"This is your job, this is your excellence": Moral aspects that marked the requirements and conditions of the profile of judges in the Early Modern
Keywords: History of justice. Profile of judges. Public offices. Justice of judges.
Religion.
This research work investigates the profile of judges in the first Iberian modernity,
analyzing the requirements, conditions and values that shaped its performance in the
legal, political and cultural of that time. The history of legal thoughts was intrinsically
linked to essencial values of society, reflecting an close relationship between law,
morals, religion and philosophy. This analyses is based with a critical historiographical
approach in the Iberian school, to emphasize how public and private behavior
influenced legal reflection.

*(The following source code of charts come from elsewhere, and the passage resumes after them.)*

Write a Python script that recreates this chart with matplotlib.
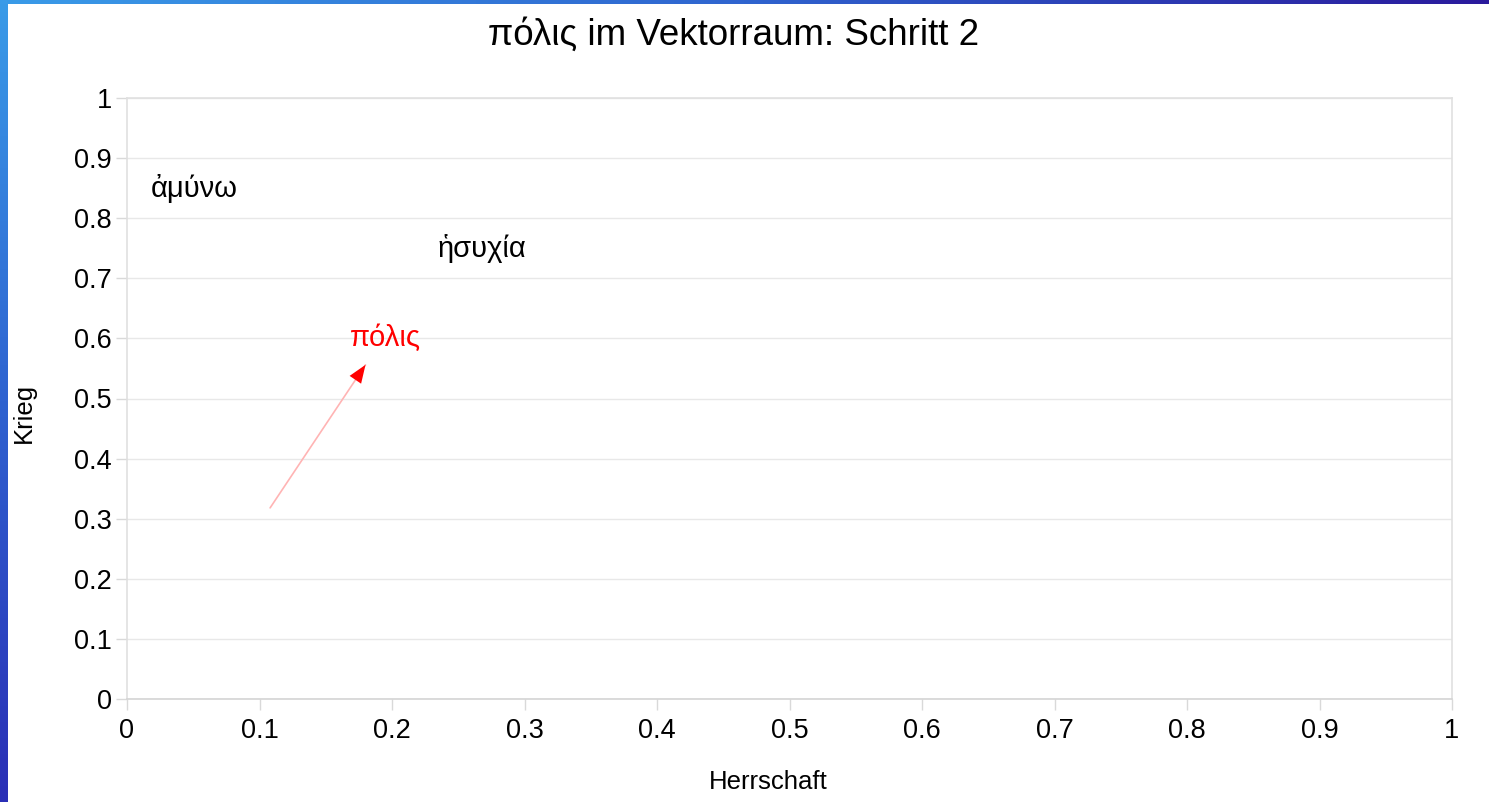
import numpy as np
import matplotlib
matplotlib.use("Agg")
import matplotlib.pyplot as plt
from matplotlib.colors import LinearSegmentedColormap

plt.rcParams['font.family'] = ['Liberation Sans', 'DejaVu Sans']

# word positions in the 2D "vector space"
words = ['ἀμύνω', 'ἡσυχία', 'πόλις']
word_x = [0.051, 0.268, 0.195]
word_y = [0.850, 0.750, 0.600]
word_colors = ['black', 'black', 'red']

# arrow for πόλις (start -> end)
arrow_start = (0.108, 0.318)
arrow_end = (0.180, 0.556)

ticks = [0, 0.1, 0.2, 0.3, 0.4, 0.5, 0.6, 0.7, 0.8, 0.9, 1]
tick_labels = ['0', '0.1', '0.2', '0.3', '0.4', '0.5', '0.6', '0.7', '0.8', '0.9', '1']

W, H = 1489, 802
fig = plt.figure(figsize=(W / 100, H / 100), dpi=100)

# slide frame: gradient strips on top and left
left_cmap = LinearSegmentedColormap.from_list('l', ['#3a9be8', '#2e62d0', '#2a2fb6'])
top_cmap = LinearSegmentedColormap.from_list('t', ['#3a9be8', '#2f64cf', '#2a1a9c'])
ax_l = fig.add_axes([0, 0, 8 / W, 1])
ax_l.imshow(np.linspace(0, 1, 200).reshape(-1, 1), aspect='auto', cmap=left_cmap)
ax_l.axis('off')
ax_t = fig.add_axes([0, 1 - 4 / H, 1, 4 / H])
ax_t.imshow(np.linspace(0, 1, 400).reshape(1, -1), aspect='auto', cmap=top_cmap)
ax_t.axis('off')

ax = fig.add_axes([127 / W, 1 - 699 / H, (1452 - 127) / W, (699 - 98) / H])
ax.set_xlim(0, 1)
ax.set_ylim(0, 1)
ax.set_xticks(ticks)
ax.set_xticklabels(tick_labels)
ax.set_yticks(ticks)
ax.set_yticklabels(tick_labels)
ax.tick_params(labelsize=19.5, colors='#d9d9d9', labelcolor='black', length=8, width=1)
ax.tick_params(axis='x', pad=6)
ax.tick_params(axis='y', pad=3)
ax.grid(axis='y', color='#e8e8e8', linewidth=1)
ax.set_axisbelow(True)
for s in ax.spines.values():
    s.set_color('#e0e0e0')
    s.set_linewidth(1.2)
ax.spines['bottom'].set_color('#d4d4d4')

for w, x, y, c in zip(words, word_x, word_y, word_colors):
    ax.text(x, y, w, ha='center', va='center', fontsize=21, color=c)

ax.annotate('', xy=arrow_end, xytext=arrow_start,
            arrowprops=dict(arrowstyle='-', color='#ffb4b4', lw=1.2, shrinkA=0, shrinkB=0))
ax.annotate('', xy=arrow_end, xytext=(arrow_end[0] - 0.0008, arrow_end[1] - 0.0026),
            arrowprops=dict(arrowstyle='-|>,head_length=1.3,head_width=0.5',
                            color='red', lw=0, shrinkA=0, shrinkB=0))

fig.text(734 / W, 1 - 35 / H, 'πόλις im Vektorraum: Schritt 2', ha='center', va='center', fontsize=26.5)
fig.text(768 / W, 1 - 782 / H, 'Herrschaft', ha='center', va='center', fontsize=18.5)
fig.text(24 / W, 1 - 413 / H, 'Krieg', ha='center', va='center', fontsize=18.5, rotation=90)

fig.savefig('out.png', dpi=100)
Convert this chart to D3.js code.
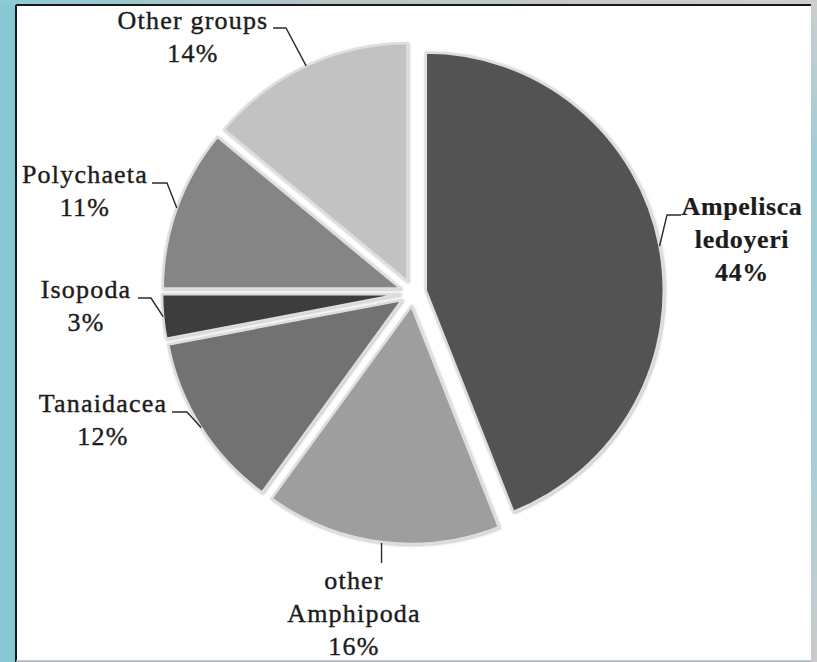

In this historical context, the distinction between the public
and private spheres was tenuous, and the regulation of judges assumed a moralistic
character. Thus, the ideal of judex perfectus was more associated with the exemplary
conduct of the judges daily lives than with the mere application of legality. The idea of
the justice of judges stands out, with regulations covering not only the occupation, but
also the individual judge. Furthermore, the study questions the predominance of
legalism and emphasize the casuistic nature of justice, highlighting coexistence of legal
plurality, the centrality of arbitration and virtue of prudence in the administration of
justice. Using sources from legal, jurisprudential and theological literature, the research
explores the conditions for the exercise of justice, positioning the judges as guarantors
of equity and good government. As a result, concepts sush as justice, laws, equity and
public occupations are revisited, proposing a read of justice as a practice centered on the
person of judge, and not on the laws. In this way, we analize the judge figure as a key to
understand the complexity of law in the past and thus point out how different historical
paradgms can offer answers to contemporary issues, such as the crises in trust oin the
judiciary and the search for greater humanization in the application of law.